Nifty I Phone Morse Code Decoder
HOT PAW
MORSE CODE DECODER FOR I PHONE
I recently installed a ham radio station in my truck. Since then I’ve been having a lot of fun with it, using SSB mostly, since that is a novelty for me. Most of my operating has been using CW, but taking a side trip into PSK occasionally. Logging is somewhat cumbersome in a truck. I used big elastic bands to attach a small clip board to my leg so I could quickly write down a call sign and very basic information. This information would be then transferred to a computer log at home. I tried using the computer in the truck also, and that proved even more cumbersome, having the laptop jammed into the steering wheel.
I like to use a keyboard to send code but no matter what I used, it was a bit awkward in the truck. At the very least, the laptop stays put when its jammed into the steering wheel. Using the passenger seat would require my changing the radio head orientation, the antenna control and paddles which are all set up for easy use from the drivers seat.
Occasionally I’d switch to CW and fumbled for a pen to write down a call sign, time, and band. The guy I was chatting with on 40 meter CW was running just a tad too fast for me to copy ‘everything he sent’, so I missed some of it. It seems that the ‘buffer in my brain’ is smaller than I’d like it to be and with FIFO being the rule, the beginning of a word vanishes as I copy the ending.
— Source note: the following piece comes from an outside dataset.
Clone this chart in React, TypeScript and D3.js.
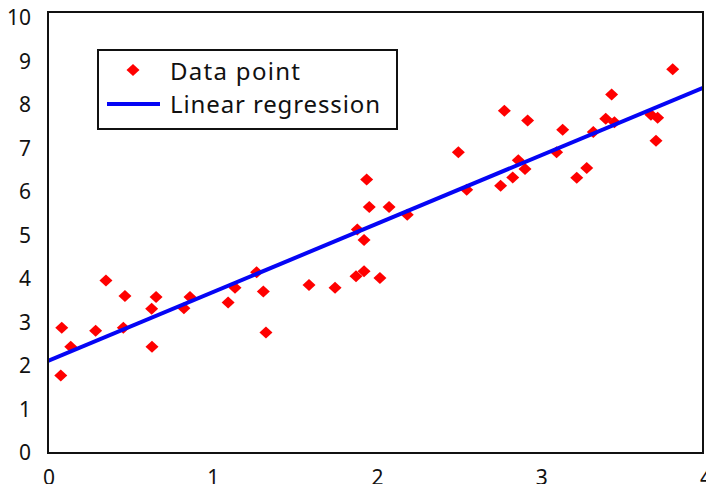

(FIFO, First In, First Out’) Some folks may complain that using a ‘decoder’ is cheating somehow. Yes, for a contest, but for every day QSO’s its not cheating at all. If you don’t like it, don’t use it!
I discovered this app and tried it last night for the first time. Wowzah, can it copy code! Just lean it up against your radio, or just near it, and it copies CW. This is a really great help when someone is sending just a ‘tad faster’ than my ability to copy ‘everything’! Its also handy to ‘get the entire call sign’, while I was fumbling with other things in the truck! It works pretty well even in poor band conditions, and has Farnsworth Method as well as regular copy. It has ultra high speed copy, but I have not tried it. 1oo WPM code is hard to come by on the air.
This proves very useful in the truck, but my guess is that other hams will find it handy in other ways.
Pretty cool, though I’m sorry their website says “dot dash” rather than “dit dah”, which is more accurate when discussing Morse. Personally I never used it much, though did get the commercial radiotelegraph license just for an exercise in futility. (Navigation and frequency holder beacons aside, except for 1 museum–KPH–and a few ship hobbyists there are no commercial Morse stations in the US!). But as I said it’s neat to see what people are still doing with good old CW.